The addition of freestalls doesn’t mean cows won’t be prohibited from going outside though. A field adjacent to the dairy that usually grows corn will be converted to irrigated pasture for grazing starting this spring.
Growing up with grass-based dairies in Missouri, Locke is optimistic giving the cattle sometime on pasture during the dry period might help with longevity.
“It is easy to put them in a pen and keep them clean, but in reality you want them to go out and be a cow,” Locke says.
Having the cows out on grass could benefit the direct marketing of Morning Fresh Dairy’s products.
Down the road the dairy may even transition to non-GMO feed. “It is something the customers want,” Locke adds.

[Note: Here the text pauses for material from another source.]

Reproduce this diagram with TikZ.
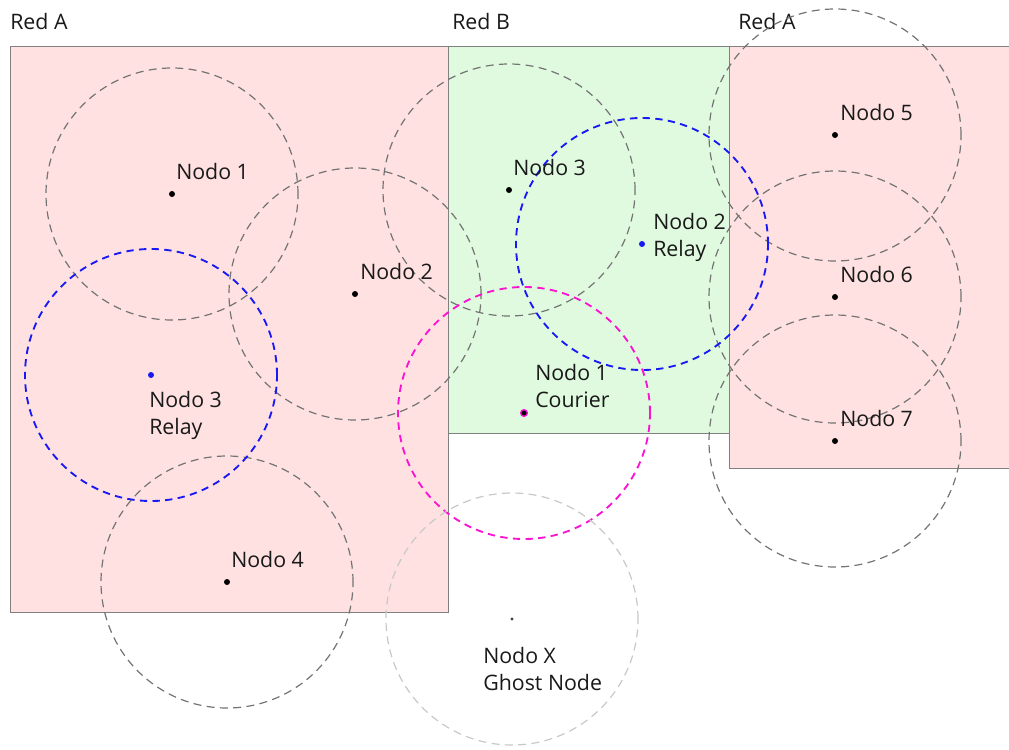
\documentclass[tikz,border=0pt]{standalone}
\usepackage{fontspec}
\setmainfont{Open Sans}
\definecolor{pinkA}{RGB}{255,225,225}
\definecolor{greenB}{RGB}{224,250,224}
\definecolor{boxgray}{RGB}{128,128,128}
\definecolor{rangegray}{RGB}{115,115,115}
\definecolor{ghostgray}{RGB}{200,200,200}
\definecolor{relayblue}{RGB}{25,25,245}
\definecolor{couriermag}{RGB}{250,20,210}
\begin{document}
\begin{tikzpicture}[x=0.75pt,y=-0.75pt,
  netA/.style={draw=boxgray, fill=pinkA, line width=0.75pt},
  netB/.style={draw=boxgray, fill=greenB, line width=0.75pt},
  radiorange/.style={draw=rangegray, line width=0.9pt, dash pattern=on 6pt off 4pt},
  relayrange/.style={draw=relayblue, line width=1.4pt, dash pattern=on 5.5pt off 4pt},
  courierrange/.style={draw=couriermag, line width=1.4pt, dash pattern=on 5.5pt off 4pt},
  ghostrange/.style={draw=ghostgray, line width=0.9pt, dash pattern=on 6pt off 4pt},
  dot/.style={circle, fill=black, inner sep=0pt, minimum size=4.5pt},
  relaydot/.style={dot, fill=relayblue},
  courierdot/.style={circle, fill=black, draw=couriermag, line width=1pt, inner sep=0pt, minimum size=5pt},
  ghostdot/.style={circle, fill=black!75, inner sep=0pt, minimum size=2.5pt},
  lbl/.style={anchor=north west, inner sep=0pt, align=left, text=black!90,
              font=\fontsize{16}{20.25}\selectfont}]
\useasboundingbox (0,0) rectangle (1009,749);
\clip (0,0) rectangle (1009,749);

% network areas
\path[netA] (10,47) rectangle (448,612);
\path[netB] (448,47) rectangle (729,433);
\path[netA] (729,47) rectangle (1015,468);
\node[lbl] (redA1) at (10,13) {Red A};
\node[lbl] (redB) at (452,13) {Red B};
\node[lbl] (redA2) at (738,13) {Red A};

% node positions
\coordinate (a1) at (172,194);
\coordinate (a2) at (355,294);
\coordinate (a3) at (151,375);
\coordinate (a4) at (227,582);
\coordinate (b3) at (509,190);
\coordinate (b2) at (642,244);
\coordinate (b1) at (524,413);
\coordinate (gx) at (512,619);
\coordinate (c5) at (835,135);
\coordinate (c6) at (835,297);
\coordinate (c7) at (835,441);

% radio ranges
\foreach \p in {a1,a2,a4,b3,c5,c6,c7}
  \draw[radiorange] (\p) circle[radius=94.5pt];
\draw[relayrange] (a3) circle[radius=94.5pt];
\draw[relayrange] (b2) circle[radius=94.5pt];
\draw[courierrange] (b1) circle[radius=94.5pt];
\draw[ghostrange] (gx) circle[radius=94.5pt];

% nodes
\node[dot] (na1) at (a1) {};
\node[dot] (na2) at (a2) {};
\node[relaydot] (na3) at (a3) {};
\node[dot] (na4) at (a4) {};
\node[dot] (nb3) at (b3) {};
\node[relaydot] (nb2) at (b2) {};
\node[courierdot] (nb1) at (b1) {};
\node[ghostdot] (ngx) at (gx) {};
\node[dot] (nc5) at (c5) {};
\node[dot] (nc6) at (c6) {};
\node[dot] (nc7) at (c7) {};

% labels
\node[lbl] (la1) at (176,163.5) {Nodo 1};
\node[lbl] (la2) at (360,263.5) {Nodo 2};
\node[lbl] (la3) at (149,391.5) {Nodo 3\\Relay};
\node[lbl] (la4) at (231,551.5) {Nodo 4};
\node[lbl] (lb3) at (513,159.5) {Nodo 3};
\node[lbl] (lb2) at (653,213.5) {Nodo 2\\Relay};
\node[lbl] (lb1) at (535,364.5) {Nodo 1\\Courier};
\node[lbl] (lgx) at (483,647.5) {Nodo X\\Ghost Node};
\node[lbl] (lc5) at (840,104.5) {Nodo 5};
\node[lbl] (lc6) at (840,266.5) {Nodo 6};
\node[lbl] (lc7) at (840,410.5) {Nodo 7};
\end{tikzpicture}
\end{document}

Marketing milk and yogurt to stores like Whole Foods and being in a state that has proposed GMO labeling creates the opportunity to get more value out of dairy products.
“We’re working on getting that figured out if we can,” says Rob Graves, owner of Morning Fresh Dairy, of the non-GMO feed. “Right now we’re all-natural, FARM certified. We’re not organic, we’re not totally grass-fed.”
All silage is grown by Morning Fresh Dairy along with the majority of the hay. The only feedstuffs not direct from the farm are concentrates like distillers grains sourced from local breweries.
Moving towards a non-GMO feed means crop production would go back to how it was done in the 1970-80s at Morning Fresh Dairy minus herbicides and pesticides. Rotating crops will be a must as well.
Additional farm acreage near Fort Morgan gives Graves some flexibility in pursuing the non-GMO market, too. Those tillable acres could provide another expansion phase with enough room for a 3,500 cow dairy should the Noosa brand continue to grow as it has.
Even with popular branded dairy products Graves still has his heart in the family farm.
“I never really milked cows to make money. I milk cows because I like to farm and I like cows,” Graves adds. “If we can make a little money I’m not too worried about it.”